▶ **Task requirements**:
Take the lines beginning with the one that contains "Reproduce this chart with matplotlib." and ending with the one that contains "import matplotlib.pyplot as plt", and set them down exactly. Omit all pictures.

(Records from a dataset)
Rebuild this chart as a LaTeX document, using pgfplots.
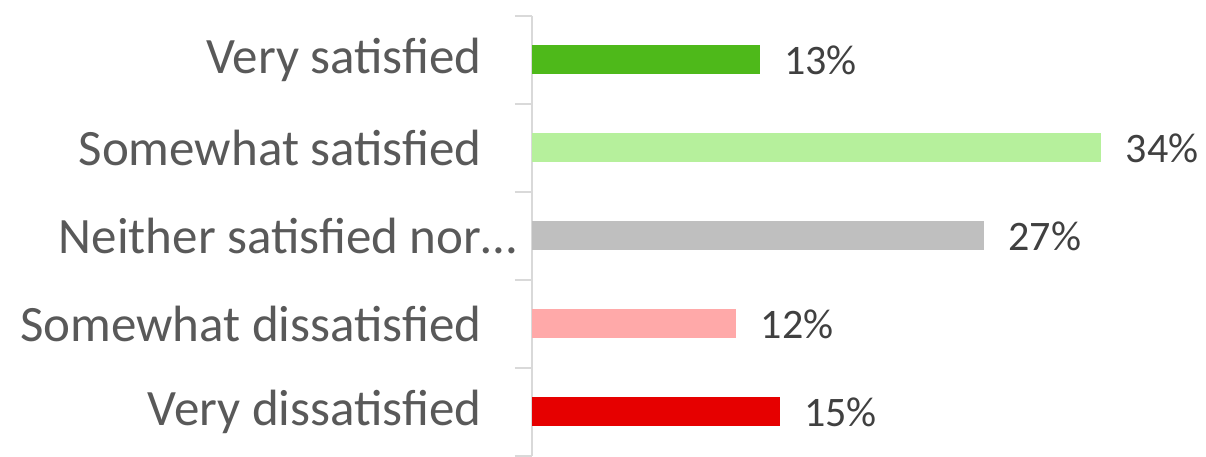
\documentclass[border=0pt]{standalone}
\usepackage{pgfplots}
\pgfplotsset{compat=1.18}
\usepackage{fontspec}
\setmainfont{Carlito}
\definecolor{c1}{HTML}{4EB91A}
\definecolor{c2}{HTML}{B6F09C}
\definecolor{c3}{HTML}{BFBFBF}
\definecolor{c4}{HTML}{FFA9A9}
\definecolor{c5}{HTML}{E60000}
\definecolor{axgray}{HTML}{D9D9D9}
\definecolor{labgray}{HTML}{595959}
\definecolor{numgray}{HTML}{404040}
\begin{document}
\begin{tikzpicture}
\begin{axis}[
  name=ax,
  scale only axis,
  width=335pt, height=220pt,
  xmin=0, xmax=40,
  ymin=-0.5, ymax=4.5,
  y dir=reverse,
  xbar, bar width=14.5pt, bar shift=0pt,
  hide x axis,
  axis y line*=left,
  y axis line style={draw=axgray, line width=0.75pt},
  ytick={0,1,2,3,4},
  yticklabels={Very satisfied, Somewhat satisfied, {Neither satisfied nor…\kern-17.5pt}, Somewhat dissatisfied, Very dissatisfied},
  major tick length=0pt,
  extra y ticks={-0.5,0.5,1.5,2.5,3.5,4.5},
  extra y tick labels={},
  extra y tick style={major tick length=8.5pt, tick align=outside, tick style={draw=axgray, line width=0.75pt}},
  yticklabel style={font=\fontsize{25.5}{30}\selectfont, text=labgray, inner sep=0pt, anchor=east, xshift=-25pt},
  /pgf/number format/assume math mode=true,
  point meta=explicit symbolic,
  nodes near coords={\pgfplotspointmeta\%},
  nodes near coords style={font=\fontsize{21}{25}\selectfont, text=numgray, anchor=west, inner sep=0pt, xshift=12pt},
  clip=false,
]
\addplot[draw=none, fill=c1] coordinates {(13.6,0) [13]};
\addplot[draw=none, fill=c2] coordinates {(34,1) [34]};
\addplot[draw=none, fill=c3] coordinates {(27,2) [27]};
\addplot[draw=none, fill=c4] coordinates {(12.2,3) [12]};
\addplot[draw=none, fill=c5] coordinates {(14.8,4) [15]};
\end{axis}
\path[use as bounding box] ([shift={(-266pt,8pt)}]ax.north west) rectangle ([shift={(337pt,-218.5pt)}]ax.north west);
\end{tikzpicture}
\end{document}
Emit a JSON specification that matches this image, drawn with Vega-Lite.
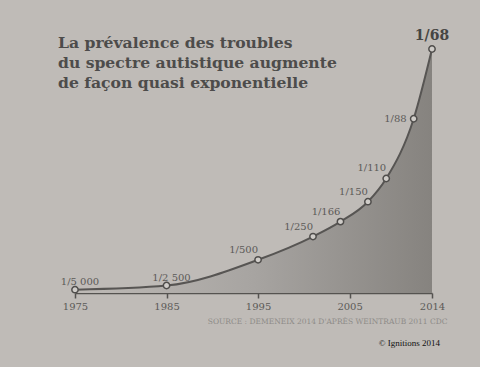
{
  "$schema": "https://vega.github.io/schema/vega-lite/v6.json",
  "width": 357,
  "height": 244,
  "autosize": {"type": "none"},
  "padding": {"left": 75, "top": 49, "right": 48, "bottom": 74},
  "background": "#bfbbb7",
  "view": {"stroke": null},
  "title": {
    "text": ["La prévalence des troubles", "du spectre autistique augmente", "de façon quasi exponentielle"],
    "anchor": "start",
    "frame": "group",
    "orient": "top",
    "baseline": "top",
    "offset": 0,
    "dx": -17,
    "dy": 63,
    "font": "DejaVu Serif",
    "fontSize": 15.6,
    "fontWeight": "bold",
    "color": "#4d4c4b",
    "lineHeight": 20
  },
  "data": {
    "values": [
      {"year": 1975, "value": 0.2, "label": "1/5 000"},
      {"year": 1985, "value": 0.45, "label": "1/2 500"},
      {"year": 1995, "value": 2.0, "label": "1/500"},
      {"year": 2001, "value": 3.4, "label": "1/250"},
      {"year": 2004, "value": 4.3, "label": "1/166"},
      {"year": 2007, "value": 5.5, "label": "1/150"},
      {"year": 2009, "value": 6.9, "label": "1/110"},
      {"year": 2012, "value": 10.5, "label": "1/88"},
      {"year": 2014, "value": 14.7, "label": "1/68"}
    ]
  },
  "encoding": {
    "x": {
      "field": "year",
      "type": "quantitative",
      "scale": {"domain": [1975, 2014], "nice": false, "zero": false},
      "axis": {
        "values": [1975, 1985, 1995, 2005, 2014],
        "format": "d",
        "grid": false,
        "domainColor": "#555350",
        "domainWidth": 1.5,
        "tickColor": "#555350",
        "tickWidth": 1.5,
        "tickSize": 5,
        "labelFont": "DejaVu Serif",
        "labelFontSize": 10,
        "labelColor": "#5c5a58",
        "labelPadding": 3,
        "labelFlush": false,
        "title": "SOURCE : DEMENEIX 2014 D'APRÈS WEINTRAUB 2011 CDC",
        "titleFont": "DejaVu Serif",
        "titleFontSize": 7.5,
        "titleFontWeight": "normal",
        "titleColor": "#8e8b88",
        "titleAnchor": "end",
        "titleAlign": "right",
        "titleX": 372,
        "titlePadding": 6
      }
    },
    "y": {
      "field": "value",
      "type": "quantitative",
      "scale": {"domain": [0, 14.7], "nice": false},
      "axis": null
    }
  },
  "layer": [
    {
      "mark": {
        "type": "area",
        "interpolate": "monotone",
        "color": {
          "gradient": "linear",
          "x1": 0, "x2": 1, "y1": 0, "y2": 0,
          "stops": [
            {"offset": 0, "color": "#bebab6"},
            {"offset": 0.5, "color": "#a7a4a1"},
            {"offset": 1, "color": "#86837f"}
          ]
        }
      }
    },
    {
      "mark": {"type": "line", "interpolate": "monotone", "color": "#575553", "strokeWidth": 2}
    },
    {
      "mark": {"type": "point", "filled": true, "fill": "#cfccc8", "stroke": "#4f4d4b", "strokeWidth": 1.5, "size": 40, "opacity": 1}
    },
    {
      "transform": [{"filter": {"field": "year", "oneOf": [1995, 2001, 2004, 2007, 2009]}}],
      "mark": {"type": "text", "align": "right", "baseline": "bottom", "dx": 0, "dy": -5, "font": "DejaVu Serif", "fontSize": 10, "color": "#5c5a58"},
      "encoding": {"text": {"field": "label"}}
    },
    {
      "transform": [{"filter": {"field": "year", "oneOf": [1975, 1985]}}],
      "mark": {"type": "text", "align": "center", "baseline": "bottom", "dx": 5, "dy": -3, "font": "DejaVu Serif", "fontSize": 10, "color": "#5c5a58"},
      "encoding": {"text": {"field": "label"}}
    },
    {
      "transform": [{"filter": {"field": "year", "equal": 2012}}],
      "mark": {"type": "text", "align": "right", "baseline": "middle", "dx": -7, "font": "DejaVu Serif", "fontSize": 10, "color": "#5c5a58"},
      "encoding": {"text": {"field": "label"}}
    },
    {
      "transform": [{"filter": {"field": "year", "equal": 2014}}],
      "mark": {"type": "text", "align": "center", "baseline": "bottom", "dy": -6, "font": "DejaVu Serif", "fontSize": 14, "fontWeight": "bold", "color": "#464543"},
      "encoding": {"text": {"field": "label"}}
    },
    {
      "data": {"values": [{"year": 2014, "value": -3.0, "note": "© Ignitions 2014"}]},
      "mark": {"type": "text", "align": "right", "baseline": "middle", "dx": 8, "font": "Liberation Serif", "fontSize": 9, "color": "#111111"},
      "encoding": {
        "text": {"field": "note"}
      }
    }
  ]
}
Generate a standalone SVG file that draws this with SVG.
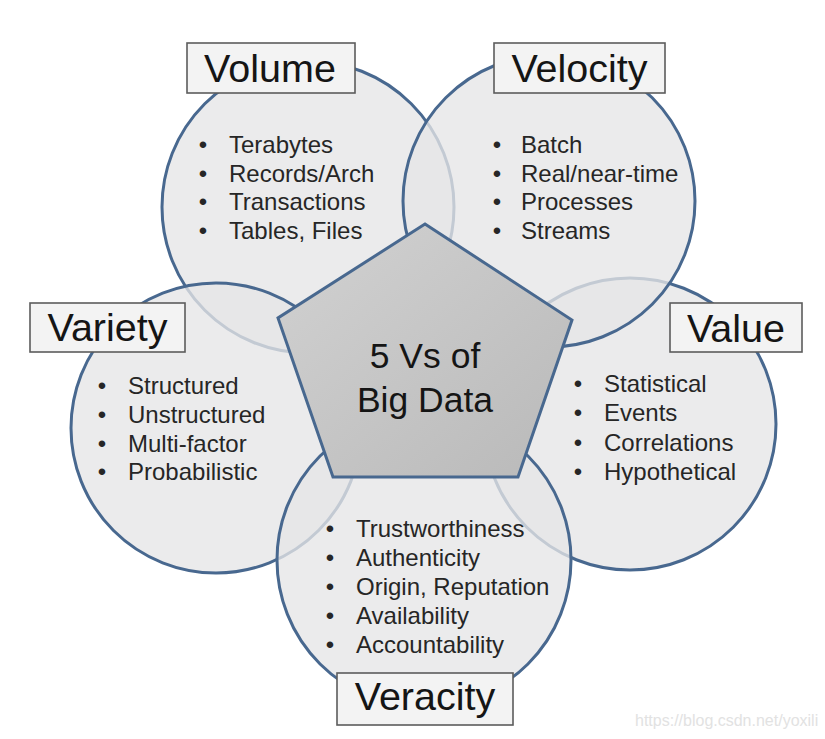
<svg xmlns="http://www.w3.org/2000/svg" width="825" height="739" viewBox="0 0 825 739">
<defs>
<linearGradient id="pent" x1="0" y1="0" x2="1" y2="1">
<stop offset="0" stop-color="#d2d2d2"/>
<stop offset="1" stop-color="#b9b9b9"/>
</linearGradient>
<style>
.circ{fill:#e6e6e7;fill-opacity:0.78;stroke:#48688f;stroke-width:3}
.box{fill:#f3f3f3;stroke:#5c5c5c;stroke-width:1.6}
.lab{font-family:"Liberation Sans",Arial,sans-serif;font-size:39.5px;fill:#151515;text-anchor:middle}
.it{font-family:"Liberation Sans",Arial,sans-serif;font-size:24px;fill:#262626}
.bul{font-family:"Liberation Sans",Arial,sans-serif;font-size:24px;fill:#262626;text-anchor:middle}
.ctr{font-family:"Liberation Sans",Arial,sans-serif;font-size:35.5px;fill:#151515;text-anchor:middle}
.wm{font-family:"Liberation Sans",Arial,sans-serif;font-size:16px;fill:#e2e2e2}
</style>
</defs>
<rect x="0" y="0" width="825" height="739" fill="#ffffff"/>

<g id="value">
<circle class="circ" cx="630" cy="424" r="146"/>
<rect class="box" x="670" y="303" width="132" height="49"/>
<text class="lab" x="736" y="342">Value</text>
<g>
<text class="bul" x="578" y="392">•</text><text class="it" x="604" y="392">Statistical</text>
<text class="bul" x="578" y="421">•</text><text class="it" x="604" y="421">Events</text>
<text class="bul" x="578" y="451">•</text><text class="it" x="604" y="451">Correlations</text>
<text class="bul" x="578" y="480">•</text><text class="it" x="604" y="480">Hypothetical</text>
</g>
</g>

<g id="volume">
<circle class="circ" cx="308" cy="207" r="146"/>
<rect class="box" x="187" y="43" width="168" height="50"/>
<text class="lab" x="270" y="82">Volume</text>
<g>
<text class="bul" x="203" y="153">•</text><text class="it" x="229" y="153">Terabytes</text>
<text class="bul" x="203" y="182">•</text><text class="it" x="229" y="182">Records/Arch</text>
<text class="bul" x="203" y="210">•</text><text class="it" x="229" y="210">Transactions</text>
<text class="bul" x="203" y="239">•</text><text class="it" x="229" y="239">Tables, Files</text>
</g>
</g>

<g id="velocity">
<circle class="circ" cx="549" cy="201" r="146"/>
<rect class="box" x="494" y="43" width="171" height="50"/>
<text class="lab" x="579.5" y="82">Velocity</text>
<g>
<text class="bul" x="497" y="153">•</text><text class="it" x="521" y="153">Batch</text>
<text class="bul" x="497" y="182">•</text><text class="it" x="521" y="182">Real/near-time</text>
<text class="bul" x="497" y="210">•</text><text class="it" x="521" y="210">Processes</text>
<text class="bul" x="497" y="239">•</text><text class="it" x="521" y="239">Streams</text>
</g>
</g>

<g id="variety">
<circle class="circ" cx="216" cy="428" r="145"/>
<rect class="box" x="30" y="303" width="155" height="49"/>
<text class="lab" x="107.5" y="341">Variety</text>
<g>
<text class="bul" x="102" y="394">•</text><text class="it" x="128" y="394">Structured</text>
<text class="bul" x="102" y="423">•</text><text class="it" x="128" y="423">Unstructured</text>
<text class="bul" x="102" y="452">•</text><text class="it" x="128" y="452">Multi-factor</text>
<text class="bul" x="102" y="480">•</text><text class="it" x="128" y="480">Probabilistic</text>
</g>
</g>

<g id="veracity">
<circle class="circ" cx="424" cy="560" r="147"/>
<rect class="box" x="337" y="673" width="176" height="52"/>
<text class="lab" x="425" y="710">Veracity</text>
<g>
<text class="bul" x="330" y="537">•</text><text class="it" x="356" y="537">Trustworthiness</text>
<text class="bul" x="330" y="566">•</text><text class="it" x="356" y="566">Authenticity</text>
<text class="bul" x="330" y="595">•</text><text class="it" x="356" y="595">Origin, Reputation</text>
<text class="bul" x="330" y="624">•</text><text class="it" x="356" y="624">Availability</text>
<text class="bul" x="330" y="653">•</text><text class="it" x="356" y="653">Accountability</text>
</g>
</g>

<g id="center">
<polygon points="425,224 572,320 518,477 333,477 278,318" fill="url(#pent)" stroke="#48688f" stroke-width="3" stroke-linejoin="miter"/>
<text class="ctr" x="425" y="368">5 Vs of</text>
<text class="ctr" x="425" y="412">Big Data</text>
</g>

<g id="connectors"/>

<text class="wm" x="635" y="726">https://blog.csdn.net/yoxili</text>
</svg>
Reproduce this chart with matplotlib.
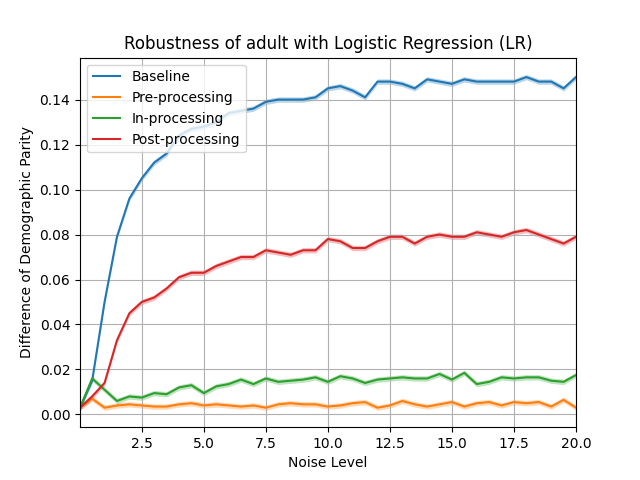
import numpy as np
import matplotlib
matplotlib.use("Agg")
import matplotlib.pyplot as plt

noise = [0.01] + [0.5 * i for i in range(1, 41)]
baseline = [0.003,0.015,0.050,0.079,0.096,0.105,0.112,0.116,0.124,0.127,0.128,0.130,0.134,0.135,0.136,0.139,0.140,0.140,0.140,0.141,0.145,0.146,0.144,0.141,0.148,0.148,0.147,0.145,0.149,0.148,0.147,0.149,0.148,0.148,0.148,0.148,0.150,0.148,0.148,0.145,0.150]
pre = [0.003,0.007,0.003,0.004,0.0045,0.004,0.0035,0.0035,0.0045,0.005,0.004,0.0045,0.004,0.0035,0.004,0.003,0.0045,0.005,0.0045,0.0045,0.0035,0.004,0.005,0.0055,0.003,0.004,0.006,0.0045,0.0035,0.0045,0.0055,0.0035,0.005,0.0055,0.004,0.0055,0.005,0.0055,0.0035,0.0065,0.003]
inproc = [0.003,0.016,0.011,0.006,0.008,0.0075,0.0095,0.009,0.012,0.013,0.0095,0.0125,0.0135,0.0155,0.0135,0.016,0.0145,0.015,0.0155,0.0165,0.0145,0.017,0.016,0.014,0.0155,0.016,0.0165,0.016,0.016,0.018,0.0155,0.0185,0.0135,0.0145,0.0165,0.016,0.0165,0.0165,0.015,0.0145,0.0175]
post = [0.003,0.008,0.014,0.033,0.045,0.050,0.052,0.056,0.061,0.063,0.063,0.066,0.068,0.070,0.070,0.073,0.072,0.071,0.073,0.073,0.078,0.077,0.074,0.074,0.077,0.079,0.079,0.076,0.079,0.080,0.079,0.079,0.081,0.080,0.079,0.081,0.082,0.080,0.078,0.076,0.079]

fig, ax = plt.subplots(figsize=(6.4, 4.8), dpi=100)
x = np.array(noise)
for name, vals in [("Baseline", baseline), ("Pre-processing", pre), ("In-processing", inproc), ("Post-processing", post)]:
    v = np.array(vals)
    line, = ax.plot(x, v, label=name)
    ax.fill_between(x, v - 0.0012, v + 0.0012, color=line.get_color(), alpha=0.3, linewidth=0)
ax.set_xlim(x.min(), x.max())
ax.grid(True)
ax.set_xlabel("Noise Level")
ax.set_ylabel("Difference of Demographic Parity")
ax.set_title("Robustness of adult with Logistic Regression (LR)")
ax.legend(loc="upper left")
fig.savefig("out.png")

▶ **Reply**:
Reproduce this chart with matplotlib.
import numpy as np
import matplotlib
matplotlib.use("Agg")
import matplotlib.pyplot as plt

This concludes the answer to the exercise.